WHAT THE TASK REQUIRES: Each entry below should be written out exactly as it is, with no pictures.

|---|

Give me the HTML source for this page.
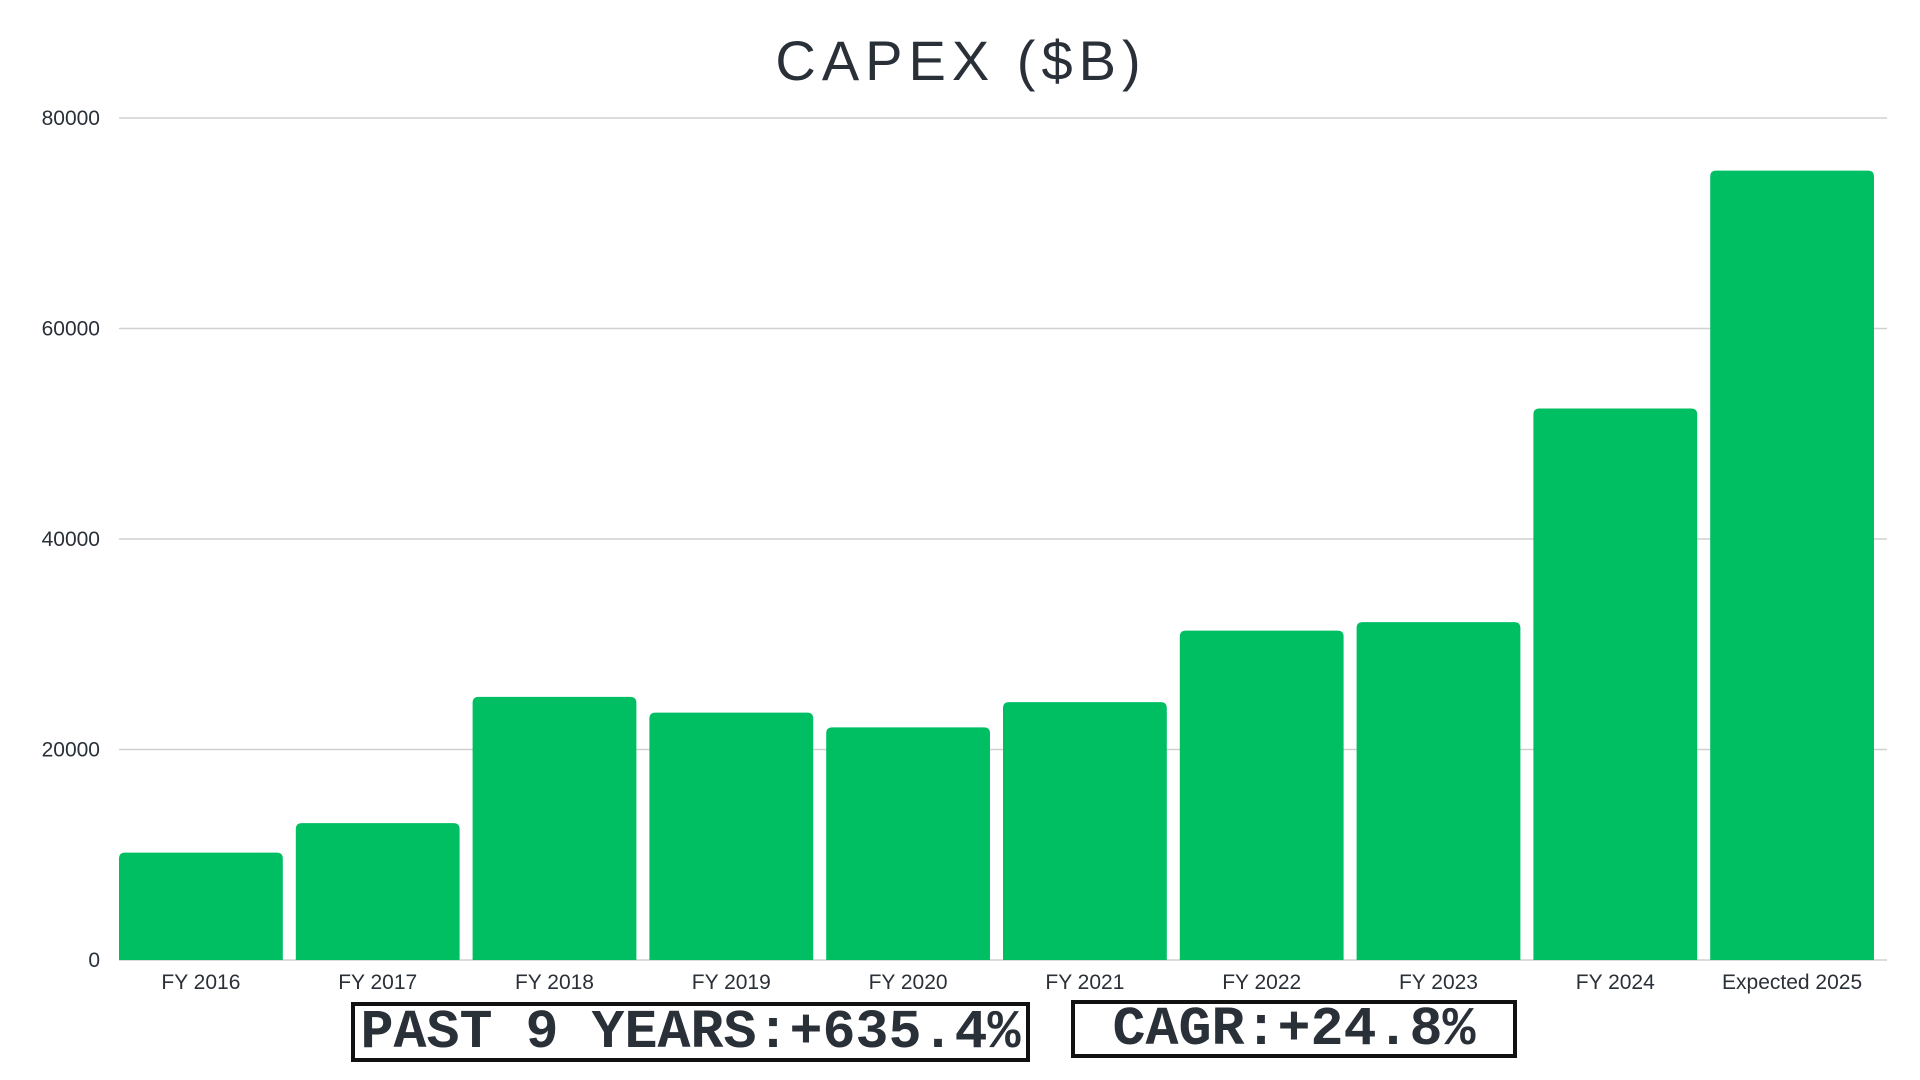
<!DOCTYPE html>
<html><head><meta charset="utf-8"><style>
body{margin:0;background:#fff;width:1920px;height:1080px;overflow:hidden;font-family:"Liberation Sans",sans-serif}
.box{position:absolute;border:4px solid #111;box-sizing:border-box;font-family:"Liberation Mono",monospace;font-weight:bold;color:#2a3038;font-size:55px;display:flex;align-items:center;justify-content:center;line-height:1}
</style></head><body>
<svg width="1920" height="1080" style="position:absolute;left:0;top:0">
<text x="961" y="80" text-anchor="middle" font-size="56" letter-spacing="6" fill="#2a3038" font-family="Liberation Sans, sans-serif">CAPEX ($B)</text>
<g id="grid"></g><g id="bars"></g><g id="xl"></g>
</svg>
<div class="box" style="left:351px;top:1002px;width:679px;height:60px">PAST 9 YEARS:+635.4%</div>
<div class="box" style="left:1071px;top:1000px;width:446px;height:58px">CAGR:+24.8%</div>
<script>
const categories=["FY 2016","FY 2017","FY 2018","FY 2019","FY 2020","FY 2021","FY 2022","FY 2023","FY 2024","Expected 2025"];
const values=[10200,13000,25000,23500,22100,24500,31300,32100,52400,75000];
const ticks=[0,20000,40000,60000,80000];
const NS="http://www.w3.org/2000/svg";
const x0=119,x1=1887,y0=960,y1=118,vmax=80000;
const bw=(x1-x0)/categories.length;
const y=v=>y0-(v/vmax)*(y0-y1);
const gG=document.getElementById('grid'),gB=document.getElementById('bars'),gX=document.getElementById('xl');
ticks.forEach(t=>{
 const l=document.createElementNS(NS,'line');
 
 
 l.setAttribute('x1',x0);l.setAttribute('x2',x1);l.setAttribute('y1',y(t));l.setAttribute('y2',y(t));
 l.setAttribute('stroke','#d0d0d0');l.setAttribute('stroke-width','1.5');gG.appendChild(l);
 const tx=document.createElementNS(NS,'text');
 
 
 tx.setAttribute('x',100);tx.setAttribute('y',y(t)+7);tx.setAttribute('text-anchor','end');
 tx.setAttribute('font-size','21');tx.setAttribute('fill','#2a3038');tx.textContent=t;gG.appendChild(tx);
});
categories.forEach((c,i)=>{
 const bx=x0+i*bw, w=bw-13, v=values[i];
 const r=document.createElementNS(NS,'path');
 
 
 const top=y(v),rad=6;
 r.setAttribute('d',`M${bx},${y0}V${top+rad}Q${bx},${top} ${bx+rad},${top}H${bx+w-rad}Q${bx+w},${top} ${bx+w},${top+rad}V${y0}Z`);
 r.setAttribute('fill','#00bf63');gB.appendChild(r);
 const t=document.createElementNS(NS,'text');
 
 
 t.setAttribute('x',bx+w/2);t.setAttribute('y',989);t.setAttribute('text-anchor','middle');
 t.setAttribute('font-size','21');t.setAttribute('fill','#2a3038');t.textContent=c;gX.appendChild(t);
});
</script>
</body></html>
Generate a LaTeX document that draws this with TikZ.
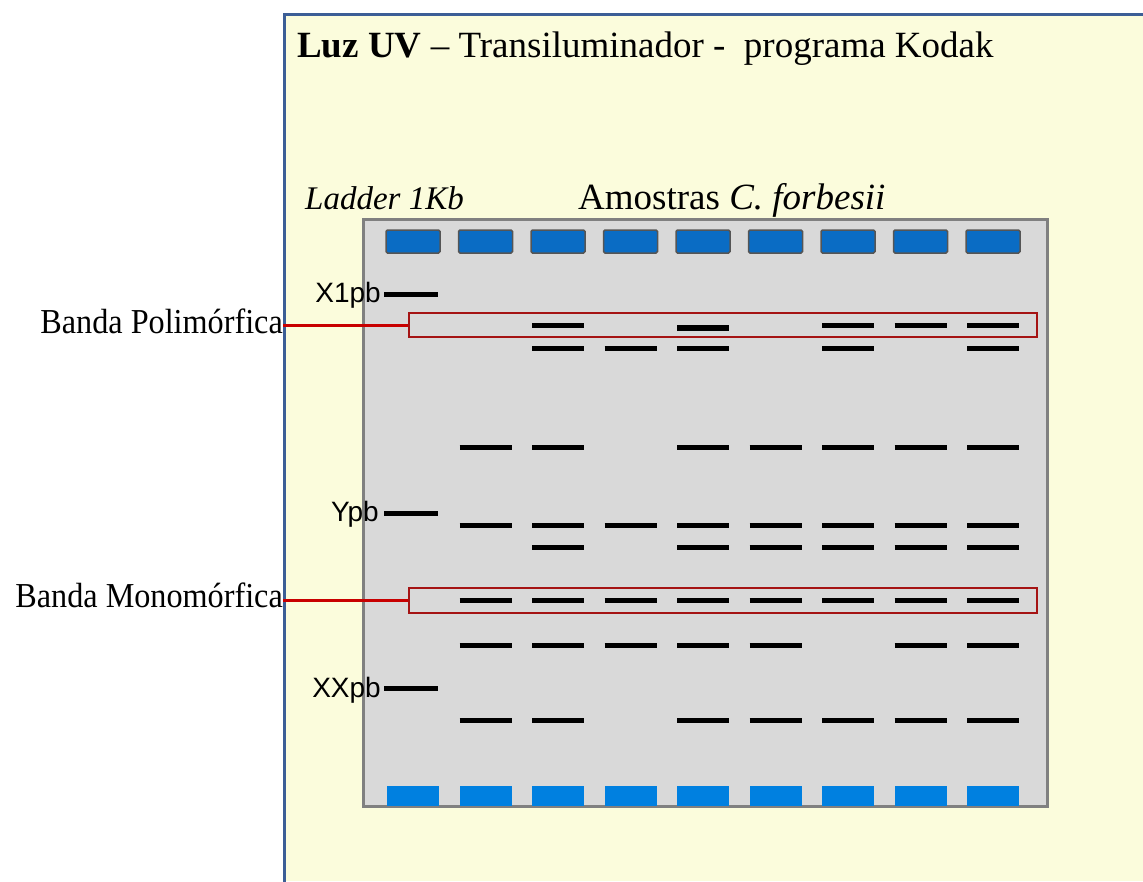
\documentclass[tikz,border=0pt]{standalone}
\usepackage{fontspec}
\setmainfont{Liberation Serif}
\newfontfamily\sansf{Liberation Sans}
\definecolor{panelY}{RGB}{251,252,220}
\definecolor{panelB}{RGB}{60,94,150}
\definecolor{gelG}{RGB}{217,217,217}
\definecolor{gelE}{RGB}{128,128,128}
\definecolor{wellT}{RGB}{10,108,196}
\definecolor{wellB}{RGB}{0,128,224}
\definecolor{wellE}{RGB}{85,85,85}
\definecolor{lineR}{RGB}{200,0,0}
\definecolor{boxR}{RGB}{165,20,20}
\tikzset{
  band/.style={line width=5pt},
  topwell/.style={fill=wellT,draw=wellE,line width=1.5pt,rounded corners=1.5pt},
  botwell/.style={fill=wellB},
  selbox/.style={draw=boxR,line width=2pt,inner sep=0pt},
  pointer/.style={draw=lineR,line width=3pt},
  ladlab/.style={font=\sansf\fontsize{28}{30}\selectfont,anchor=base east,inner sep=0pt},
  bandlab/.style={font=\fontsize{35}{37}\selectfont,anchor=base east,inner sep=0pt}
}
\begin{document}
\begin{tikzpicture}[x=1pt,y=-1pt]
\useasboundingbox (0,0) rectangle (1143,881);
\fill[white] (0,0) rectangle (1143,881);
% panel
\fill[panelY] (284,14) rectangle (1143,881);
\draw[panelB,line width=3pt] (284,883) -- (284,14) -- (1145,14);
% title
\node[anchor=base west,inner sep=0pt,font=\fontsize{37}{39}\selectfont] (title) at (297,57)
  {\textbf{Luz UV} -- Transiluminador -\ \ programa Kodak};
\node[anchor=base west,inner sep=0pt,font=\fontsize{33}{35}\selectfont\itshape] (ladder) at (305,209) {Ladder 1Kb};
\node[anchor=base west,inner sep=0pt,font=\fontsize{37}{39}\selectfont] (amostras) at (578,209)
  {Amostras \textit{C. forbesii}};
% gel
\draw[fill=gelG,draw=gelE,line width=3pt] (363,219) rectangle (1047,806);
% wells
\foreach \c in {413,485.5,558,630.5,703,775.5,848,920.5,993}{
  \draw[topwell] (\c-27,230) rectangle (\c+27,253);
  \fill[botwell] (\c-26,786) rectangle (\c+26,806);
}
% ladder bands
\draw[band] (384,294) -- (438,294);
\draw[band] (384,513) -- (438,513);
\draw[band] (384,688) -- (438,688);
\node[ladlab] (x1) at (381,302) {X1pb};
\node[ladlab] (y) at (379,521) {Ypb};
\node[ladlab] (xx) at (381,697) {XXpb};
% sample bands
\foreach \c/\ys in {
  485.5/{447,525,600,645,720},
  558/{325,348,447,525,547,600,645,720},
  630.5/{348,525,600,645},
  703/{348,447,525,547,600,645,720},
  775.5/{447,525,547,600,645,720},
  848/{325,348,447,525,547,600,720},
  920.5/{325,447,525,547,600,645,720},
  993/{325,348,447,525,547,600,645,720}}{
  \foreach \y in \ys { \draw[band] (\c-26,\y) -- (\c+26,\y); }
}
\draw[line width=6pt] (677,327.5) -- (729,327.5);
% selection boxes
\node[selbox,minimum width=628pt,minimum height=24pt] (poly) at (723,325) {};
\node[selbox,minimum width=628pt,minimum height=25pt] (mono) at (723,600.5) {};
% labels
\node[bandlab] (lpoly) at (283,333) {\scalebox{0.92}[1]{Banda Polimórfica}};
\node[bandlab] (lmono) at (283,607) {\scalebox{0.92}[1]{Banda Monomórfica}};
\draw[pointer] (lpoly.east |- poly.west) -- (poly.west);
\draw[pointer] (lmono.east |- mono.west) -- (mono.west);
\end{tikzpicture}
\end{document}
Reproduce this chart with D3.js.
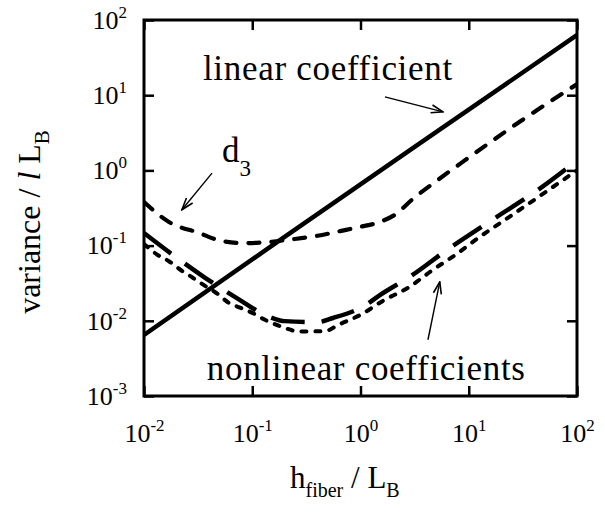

|---|

ANSWER:
Give me the HTML source for this page.
<!DOCTYPE html>
<html><head><meta charset="utf-8"><style>
body{margin:0;background:#fff;width:1920px;height:1080px;overflow:hidden;font-family:"Liberation Sans",sans-serif}
.box{position:absolute;border:4px solid #111;box-sizing:border-box;font-family:"Liberation Mono",monospace;font-weight:bold;color:#2a3038;font-size:55px;display:flex;align-items:center;justify-content:center;line-height:1}
</style></head><body>
<svg width="1920" height="1080" style="position:absolute;left:0;top:0">
<text x="961" y="80" text-anchor="middle" font-size="56" letter-spacing="6" fill="#2a3038" font-family="Liberation Sans, sans-serif">CAPEX ($B)</text>
<g id="grid"></g><g id="bars"></g><g id="xl"></g>
</svg>
<div class="box" style="left:351px;top:1002px;width:679px;height:60px">PAST 9 YEARS:+635.4%</div>
<div class="box" style="left:1071px;top:1000px;width:446px;height:58px">CAGR:+24.8%</div>
<script>
const categories=["FY 2016","FY 2017","FY 2018","FY 2019","FY 2020","FY 2021","FY 2022","FY 2023","FY 2024","Expected 2025"];
const values=[10200,13000,25000,23500,22100,24500,31300,32100,52400,75000];
const ticks=[0,20000,40000,60000,80000];
const NS="http://www.w3.org/2000/svg";
const x0=119,x1=1887,y0=960,y1=118,vmax=80000;
const bw=(x1-x0)/categories.length;
const y=v=>y0-(v/vmax)*(y0-y1);
const gG=document.getElementById('grid'),gB=document.getElementById('bars'),gX=document.getElementById('xl');
ticks.forEach(t=>{
 const l=document.createElementNS(NS,'line');
 
 
 l.setAttribute('x1',x0);l.setAttribute('x2',x1);l.setAttribute('y1',y(t));l.setAttribute('y2',y(t));
 l.setAttribute('stroke','#d0d0d0');l.setAttribute('stroke-width','1.5');gG.appendChild(l);
 const tx=document.createElementNS(NS,'text');
 
 
 tx.setAttribute('x',100);tx.setAttribute('y',y(t)+7);tx.setAttribute('text-anchor','end');
 tx.setAttribute('font-size','21');tx.setAttribute('fill','#2a3038');tx.textContent=t;gG.appendChild(tx);
});
categories.forEach((c,i)=>{
 const bx=x0+i*bw, w=bw-13, v=values[i];
 const r=document.createElementNS(NS,'path');
 
 
 const top=y(v),rad=6;
 r.setAttribute('d',`M${bx},${y0}V${top+rad}Q${bx},${top} ${bx+rad},${top}H${bx+w-rad}Q${bx+w},${top} ${bx+w},${top+rad}V${y0}Z`);
 r.setAttribute('fill','#00bf63');gB.appendChild(r);
 const t=document.createElementNS(NS,'text');
 
 
 t.setAttribute('x',bx+w/2);t.setAttribute('y',989);t.setAttribute('text-anchor','middle');
 t.setAttribute('font-size','21');t.setAttribute('fill','#2a3038');t.textContent=c;gX.appendChild(t);
});
</script>
</body></html>
Generate a LaTeX document that draws this with TikZ.
\documentclass[tikz,border=0pt]{standalone}
\usepackage{fontspec}
\setmainfont{Liberation Serif}
\newfontfamily\sansf{Liberation Sans}
\definecolor{panelY}{RGB}{251,252,220}
\definecolor{panelB}{RGB}{60,94,150}
\definecolor{gelG}{RGB}{217,217,217}
\definecolor{gelE}{RGB}{128,128,128}
\definecolor{wellT}{RGB}{10,108,196}
\definecolor{wellB}{RGB}{0,128,224}
\definecolor{wellE}{RGB}{85,85,85}
\definecolor{lineR}{RGB}{200,0,0}
\definecolor{boxR}{RGB}{165,20,20}
\tikzset{
  band/.style={line width=5pt},
  topwell/.style={fill=wellT,draw=wellE,line width=1.5pt,rounded corners=1.5pt},
  botwell/.style={fill=wellB},
  selbox/.style={draw=boxR,line width=2pt,inner sep=0pt},
  pointer/.style={draw=lineR,line width=3pt},
  ladlab/.style={font=\sansf\fontsize{28}{30}\selectfont,anchor=base east,inner sep=0pt},
  bandlab/.style={font=\fontsize{35}{37}\selectfont,anchor=base east,inner sep=0pt}
}
\begin{document}
\begin{tikzpicture}[x=1pt,y=-1pt]
\useasboundingbox (0,0) rectangle (1143,881);
\fill[white] (0,0) rectangle (1143,881);
% panel
\fill[panelY] (284,14) rectangle (1143,881);
\draw[panelB,line width=3pt] (284,883) -- (284,14) -- (1145,14);
% title
\node[anchor=base west,inner sep=0pt,font=\fontsize{37}{39}\selectfont] (title) at (297,57)
  {\textbf{Luz UV} -- Transiluminador -\ \ programa Kodak};
\node[anchor=base west,inner sep=0pt,font=\fontsize{33}{35}\selectfont\itshape] (ladder) at (305,209) {Ladder 1Kb};
\node[anchor=base west,inner sep=0pt,font=\fontsize{37}{39}\selectfont] (amostras) at (578,209)
  {Amostras \textit{C. forbesii}};
% gel
\draw[fill=gelG,draw=gelE,line width=3pt] (363,219) rectangle (1047,806);
% wells
\foreach \c in {413,485.5,558,630.5,703,775.5,848,920.5,993}{
  \draw[topwell] (\c-27,230) rectangle (\c+27,253);
  \fill[botwell] (\c-26,786) rectangle (\c+26,806);
}
% ladder bands
\draw[band] (384,294) -- (438,294);
\draw[band] (384,513) -- (438,513);
\draw[band] (384,688) -- (438,688);
\node[ladlab] (x1) at (381,302) {X1pb};
\node[ladlab] (y) at (379,521) {Ypb};
\node[ladlab] (xx) at (381,697) {XXpb};
% sample bands
\foreach \c/\ys in {
  485.5/{447,525,600,645,720},
  558/{325,348,447,525,547,600,645,720},
  630.5/{348,525,600,645},
  703/{348,447,525,547,600,645,720},
  775.5/{447,525,547,600,645,720},
  848/{325,348,447,525,547,600,720},
  920.5/{325,447,525,547,600,645,720},
  993/{325,348,447,525,547,600,645,720}}{
  \foreach \y in \ys { \draw[band] (\c-26,\y) -- (\c+26,\y); }
}
\draw[line width=6pt] (677,327.5) -- (729,327.5);
% selection boxes
\node[selbox,minimum width=628pt,minimum height=24pt] (poly) at (723,325) {};
\node[selbox,minimum width=628pt,minimum height=25pt] (mono) at (723,600.5) {};
% labels
\node[bandlab] (lpoly) at (283,333) {\scalebox{0.92}[1]{Banda Polimórfica}};
\node[bandlab] (lmono) at (283,607) {\scalebox{0.92}[1]{Banda Monomórfica}};
\draw[pointer] (lpoly.east |- poly.west) -- (poly.west);
\draw[pointer] (lmono.east |- mono.west) -- (mono.west);
\end{tikzpicture}
\end{document}
Reproduce this chart with D3.js.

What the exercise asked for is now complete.